There be wolves out there — dangerous creatures beyond the boundaries created by the should-bes: what a good girl should be what a woman should be what a person should be what a good girl would write. Or so the story I heard growing up was told.
Then there was the summer, over twenty years ago, when I first started freelancing. “I just want to keep the wolf from the door, I just want to keep the wolf from the door, I just want to keep the wolf from the door,” I would shout as job after job fell through, until finally someone asked, “Why don’t you invite him in?”
And so I did. He had dark brown eyes–wolfeyes–wore a very elegant tuxedo and sat down at my dining table without so much as a by-your-leave and began sipping espresso from a demi-tasse.
I was outraged. “How,” I very nearly shouted at him, “can you sit there sipping espresso without a care in the world when I worry about how to pay the rent, put food on my table, keep clothes on my back?!!”

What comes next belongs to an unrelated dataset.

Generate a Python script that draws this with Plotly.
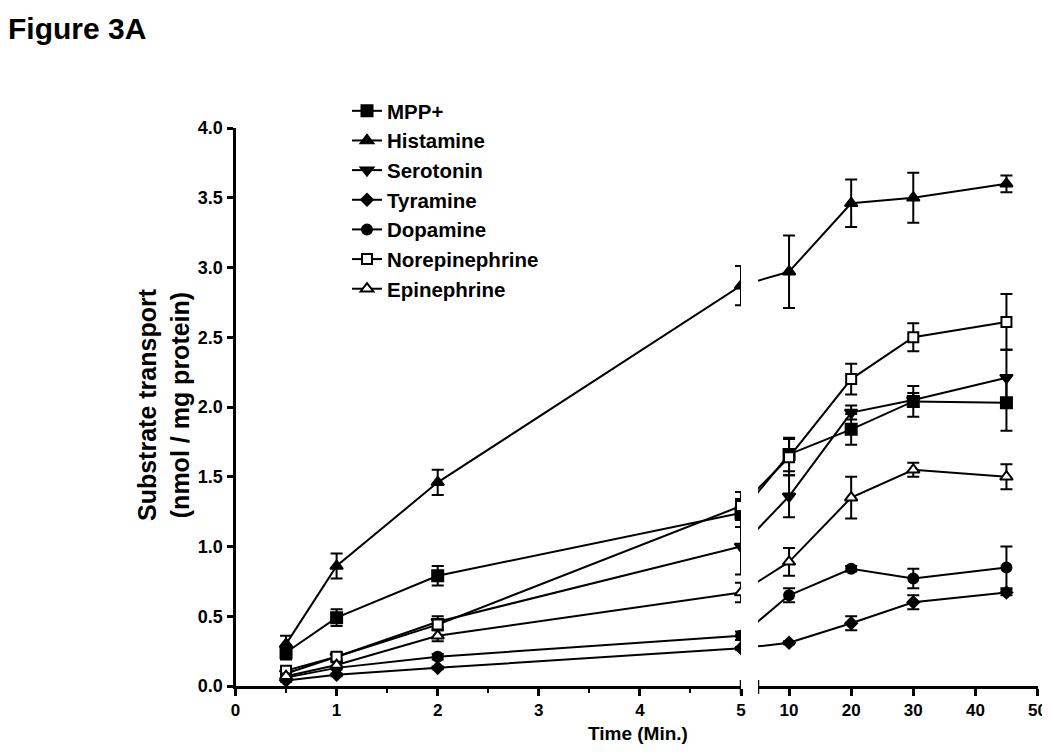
import plotly.graph_objects as go

# ---------------- data ----------------
series_names = ["MPP+", "Histamine", "Serotonin", "Tyramine", "Dopamine",
                "Norepinephrine", "Epinephrine"]

t_early = [0.5, 1, 2, 5]          # minutes (left segment)
t_late = [10, 20, 30, 45]         # minutes (right segment)

mpp_early = [0.24, 0.49, 0.79, 1.24]
mpp_early_err = [0.05, 0.06, 0.07, 0.10]
mpp_late = [1.66, 1.84, 2.04, 2.03]
mpp_late_err = [0.12, 0.11, 0.11, 0.20]

his_early = [0.30, 0.86, 1.46, 2.87]
his_early_err = [0.06, 0.09, 0.09, 0.14]
his_late = [2.97, 3.46, 3.50, 3.60]
his_late_err = [0.26, 0.17, 0.18, 0.06]

ser_early = [0.09, 0.21, 0.46, 1.00]
ser_early_err = [0.02, 0.02, 0.04, 0.20]
ser_late = [1.36, 1.96, 2.05, 2.21]
ser_late_err = [0.15, 0.05, 0.05, 0.20]

tyr_early = [0.04, 0.08, 0.13, 0.27]
tyr_early_err = [0.01, 0.01, 0.01, 0.01]
tyr_late = [0.31, 0.45, 0.60, 0.67]
tyr_late_err = [0.01, 0.05, 0.05, 0.02]

dop_early = [0.06, 0.13, 0.21, 0.36]
dop_early_err = [0.01, 0.01, 0.02, 0.03]
dop_late = [0.65, 0.84, 0.77, 0.85]
dop_late_err = [0.05, 0.02, 0.07, 0.15]

ne_early = [0.11, 0.21, 0.44, 1.29]
ne_early_err = [0.03, 0.03, 0.04, 0.10]
ne_late = [1.64, 2.20, 2.50, 2.61]
ne_late_err = [0.13, 0.11, 0.10, 0.20]

epi_early = [0.07, 0.15, 0.36, 0.67]
epi_early_err = [0.02, 0.02, 0.04, 0.07]
epi_late = [0.89, 1.35, 1.55, 1.50]
epi_late_err = [0.10, 0.15, 0.05, 0.09]

x_ticks_left = [0, 1, 2, 3, 4, 5]
x_ticks_right = [10, 20, 30, 40, 50]
y_ticks = [0.0, 0.5, 1.0, 1.5, 2.0, 2.5, 3.0, 3.5, 4.0]

# ---------------- geometry ----------------
# The page places the figure 8 px from the top-left corner of the window;
# the figure is sized so the page needs no scrollbars, and screen pixels
# are converted to paper fractions here.
OFF = 8
W, H = 1050 - OFF, 752 - 2 * OFF


def fx(px):
    return (px - OFF) / W


def fy(py):
    return 1 - (py - OFF) / H


symbols = ["square", "triangle-up", "triangle-down", "diamond", "circle",
           "square", "triangle-up"]
fills = ["black", "black", "black", "black", "black", "white", "white"]
msizes = [11, 11, 11, 9, 10, 10, 11]

early = [mpp_early, his_early, ser_early, tyr_early, dop_early, ne_early, epi_early]
early_err = [mpp_early_err, his_early_err, ser_early_err, tyr_early_err,
             dop_early_err, ne_early_err, epi_early_err]
late = [mpp_late, his_late, ser_late, tyr_late, dop_late, ne_late, epi_late]
late_err = [mpp_late_err, his_late_err, ser_late_err, tyr_late_err,
            dop_late_err, ne_late_err, epi_late_err]

left_dom = [fx(235.5), fx(741)]
right_dom = [fx(758), fx(1037.5)]
y_dom = [fy(686), fy(128)]
left_range = [0, 5]
right_range = [5, 50]

# x position (in right-axis units) of the left segment's last time point,
# so the connecting line crosses the break in screen space
px_last = left_dom[0] + (t_early[-1] - left_range[0]) / (left_range[1] - left_range[0]) * (left_dom[1] - left_dom[0])
x_last_in_right = right_range[0] + (px_last - right_dom[0]) / (right_dom[1] - right_dom[0]) * (right_range[1] - right_range[0])

fig = go.Figure()
for i, name in enumerate(series_names):
    mk = dict(symbol=symbols[i], size=msizes[i], color=fills[i],
              line=dict(color="black", width=2))
    eb = dict(type="data", visible=True, color="black", thickness=2, width=6)
    # left segment
    fig.add_trace(go.Scatter(
        x=t_early, y=early[i], name=name, legendgroup=name,
        mode="lines+markers", line=dict(color="black", width=2),
        marker=mk, error_y=dict(array=early_err[i], **eb),
        xaxis="x", yaxis="y"))
    # connector across the break (right segment)
    fig.add_trace(go.Scatter(
        x=[x_last_in_right, t_late[0]], y=[early[i][-1], late[i][0]],
        mode="lines", line=dict(color="black", width=2),
        legendgroup=name, showlegend=False, hoverinfo="skip",
        xaxis="x2", yaxis="y"))
    # right segment
    fig.add_trace(go.Scatter(
        x=t_late, y=late[i], name=name, legendgroup=name, showlegend=False,
        mode="lines+markers", line=dict(color="black", width=2),
        marker=mk, error_y=dict(array=late_err[i], **eb),
        xaxis="x2", yaxis="y"))

axis_common = dict(showgrid=False, zeroline=False, showline=True,
                   linecolor="black", linewidth=3, ticks="outside",
                   tickcolor="black", tickwidth=2.5, automargin=False)
y_tickfont = dict(size=18, weight="bold", color="black")
x_tickfont = dict(size=17, weight="bold", color="black")

# small end marks at the axis break
break_marks = [
    dict(type="line", xref="x", yref="paper", x0=left_range[1], x1=left_range[1],
         y0=fy(680), y1=fy(694), line=dict(color="black", width=2.5)),
    dict(type="line", xref="x2", yref="paper", x0=right_range[0], x1=right_range[0],
         y0=fy(680), y1=fy(694), line=dict(color="black", width=2.5)),
]

fig.update_layout(
    template="none",
    width=W, height=H,
    margin=dict(l=0, r=0, t=0, b=0, pad=0),
    paper_bgcolor="white", plot_bgcolor="white",
    font=dict(family="Liberation Sans, Arial, sans-serif", color="black"),
    xaxis=dict(domain=left_dom, range=left_range, anchor="y",
               tickvals=x_ticks_left, ticklen=7, tickfont=x_tickfont,
               minor=dict(dtick=0.5, tick0=0, ticks="outside", ticklen=4,
                          tickwidth=2, tickcolor="black", showgrid=False),
               **axis_common),
    xaxis2=dict(domain=right_dom, range=right_range, anchor="y",
                tickvals=x_ticks_right, ticklen=7, tickfont=x_tickfont,
                **axis_common),
    yaxis=dict(domain=y_dom, range=[0, 4], anchor="x",
               tickvals=y_ticks, tickformat=".1f", ticklen=6,
               tickfont=y_tickfont, **axis_common),
    shapes=break_marks,
    showlegend=True,
    legend=dict(x=fx(347), y=fy(91), xanchor="left", yanchor="top",
                bgcolor="rgba(0,0,0,0)", borderwidth=0,
                traceorder="grouped", tracegroupgap=0,
                font=dict(size=20.5, weight="bold", color="black")),
    annotations=[
        dict(text="Figure 3A", x=fx(6), y=fy(28), xref="paper", yref="paper",
             xanchor="left", yanchor="middle", showarrow=False,
             font=dict(size=30, weight="bold", color="black")),
        dict(text="Substrate transport<br>(nmol / mg protein)",
             x=fx(163), y=fy(405), xref="paper", yref="paper",
             xanchor="center", yanchor="middle", textangle=-90, showarrow=False,
             font=dict(size=25, weight="bold", color="black")),
        dict(text="Time (Min.)", x=fx(638), y=fy(733), xref="paper", yref="paper",
             xanchor="center", yanchor="middle", showarrow=False,
             font=dict(size=19, weight="bold", color="black")),
    ],
)

fig.write_html("out.html")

His tail lightly brushed across the floor as he poured a spoonful of sugar into his cup, stirred slowly and replied, “Don’t you know everyone worries about those things?”

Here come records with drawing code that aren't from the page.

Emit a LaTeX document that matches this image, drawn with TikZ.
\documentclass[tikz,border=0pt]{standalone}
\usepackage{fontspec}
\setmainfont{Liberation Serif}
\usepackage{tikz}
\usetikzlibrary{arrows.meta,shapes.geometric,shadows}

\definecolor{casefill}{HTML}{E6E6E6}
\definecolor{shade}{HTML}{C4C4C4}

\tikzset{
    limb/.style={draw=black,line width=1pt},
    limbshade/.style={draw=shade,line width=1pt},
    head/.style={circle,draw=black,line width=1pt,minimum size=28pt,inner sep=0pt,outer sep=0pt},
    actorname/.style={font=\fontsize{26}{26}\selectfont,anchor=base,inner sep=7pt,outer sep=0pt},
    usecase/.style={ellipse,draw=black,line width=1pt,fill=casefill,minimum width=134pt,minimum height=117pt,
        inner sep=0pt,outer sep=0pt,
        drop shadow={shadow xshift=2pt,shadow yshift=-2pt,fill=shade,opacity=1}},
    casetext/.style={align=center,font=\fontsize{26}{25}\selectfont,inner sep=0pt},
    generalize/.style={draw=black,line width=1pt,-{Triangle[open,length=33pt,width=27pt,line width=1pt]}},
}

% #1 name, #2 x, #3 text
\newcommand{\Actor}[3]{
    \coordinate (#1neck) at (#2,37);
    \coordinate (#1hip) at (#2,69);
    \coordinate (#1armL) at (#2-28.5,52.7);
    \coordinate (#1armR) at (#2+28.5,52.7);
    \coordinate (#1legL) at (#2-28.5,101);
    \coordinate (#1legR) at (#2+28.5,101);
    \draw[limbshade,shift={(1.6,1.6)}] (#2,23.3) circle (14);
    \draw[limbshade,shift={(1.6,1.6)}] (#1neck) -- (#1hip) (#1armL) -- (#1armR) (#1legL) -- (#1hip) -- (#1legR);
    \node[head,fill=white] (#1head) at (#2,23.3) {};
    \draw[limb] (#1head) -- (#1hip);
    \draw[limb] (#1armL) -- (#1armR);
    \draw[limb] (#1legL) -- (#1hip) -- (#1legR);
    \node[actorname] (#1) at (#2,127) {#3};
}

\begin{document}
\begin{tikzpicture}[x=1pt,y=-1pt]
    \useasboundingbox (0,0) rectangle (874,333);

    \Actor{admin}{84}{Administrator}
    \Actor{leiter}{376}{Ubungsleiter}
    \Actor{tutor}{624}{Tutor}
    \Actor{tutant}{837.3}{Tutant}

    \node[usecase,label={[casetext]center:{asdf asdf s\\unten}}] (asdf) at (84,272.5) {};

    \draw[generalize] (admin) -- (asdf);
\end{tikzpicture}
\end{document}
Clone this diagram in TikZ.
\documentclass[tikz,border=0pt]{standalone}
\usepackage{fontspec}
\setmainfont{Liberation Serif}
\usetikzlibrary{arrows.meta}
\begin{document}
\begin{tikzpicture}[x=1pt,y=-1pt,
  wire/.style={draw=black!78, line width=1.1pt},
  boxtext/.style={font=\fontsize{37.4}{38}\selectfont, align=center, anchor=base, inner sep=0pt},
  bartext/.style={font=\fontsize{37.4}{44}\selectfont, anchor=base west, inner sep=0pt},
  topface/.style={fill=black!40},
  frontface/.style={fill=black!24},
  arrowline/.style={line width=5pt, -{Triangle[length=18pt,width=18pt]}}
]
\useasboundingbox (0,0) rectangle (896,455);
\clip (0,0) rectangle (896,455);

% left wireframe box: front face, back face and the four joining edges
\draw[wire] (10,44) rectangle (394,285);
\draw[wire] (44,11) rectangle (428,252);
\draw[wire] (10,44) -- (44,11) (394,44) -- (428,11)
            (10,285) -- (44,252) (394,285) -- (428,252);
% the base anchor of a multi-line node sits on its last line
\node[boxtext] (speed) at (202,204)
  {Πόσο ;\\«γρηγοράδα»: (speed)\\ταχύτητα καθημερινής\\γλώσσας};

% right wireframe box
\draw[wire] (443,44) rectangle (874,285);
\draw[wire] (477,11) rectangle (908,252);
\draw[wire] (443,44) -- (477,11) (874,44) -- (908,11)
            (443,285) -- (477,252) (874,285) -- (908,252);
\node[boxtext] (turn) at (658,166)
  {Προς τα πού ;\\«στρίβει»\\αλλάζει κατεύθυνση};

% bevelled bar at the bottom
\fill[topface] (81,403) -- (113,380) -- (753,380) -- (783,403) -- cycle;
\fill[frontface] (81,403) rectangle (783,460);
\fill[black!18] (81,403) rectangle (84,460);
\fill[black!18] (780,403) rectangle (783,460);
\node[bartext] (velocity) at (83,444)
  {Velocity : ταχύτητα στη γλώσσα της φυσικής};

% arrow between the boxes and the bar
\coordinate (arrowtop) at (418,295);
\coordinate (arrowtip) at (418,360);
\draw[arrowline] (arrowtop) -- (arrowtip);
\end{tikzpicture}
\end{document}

Well, that had never occurred to me. And sure enough, I got a job the next week.
Two months later, a dog who was part wolf wandered into my life. With just a bit of negotiation, we agreed that I would be his human and he would be my wolfdog. And so it was for five years.
Until a tumor appeared on his vena cava. All I could think was that I wanted to keep my wolf from the door. I did not want him to leave. Not now. Not so soon.
But he died two days later anyway. Because that was as it should be.
There be wolves out there. And there be wolves in here. And the should-bes have nothing to do with being a good girl good woman keeping the world safe for what we would like it to be. Rather it is about being. And being willing to embrace life as it is and letting love transform us as it passes through us.
We are spirits learning to be human. And so I write.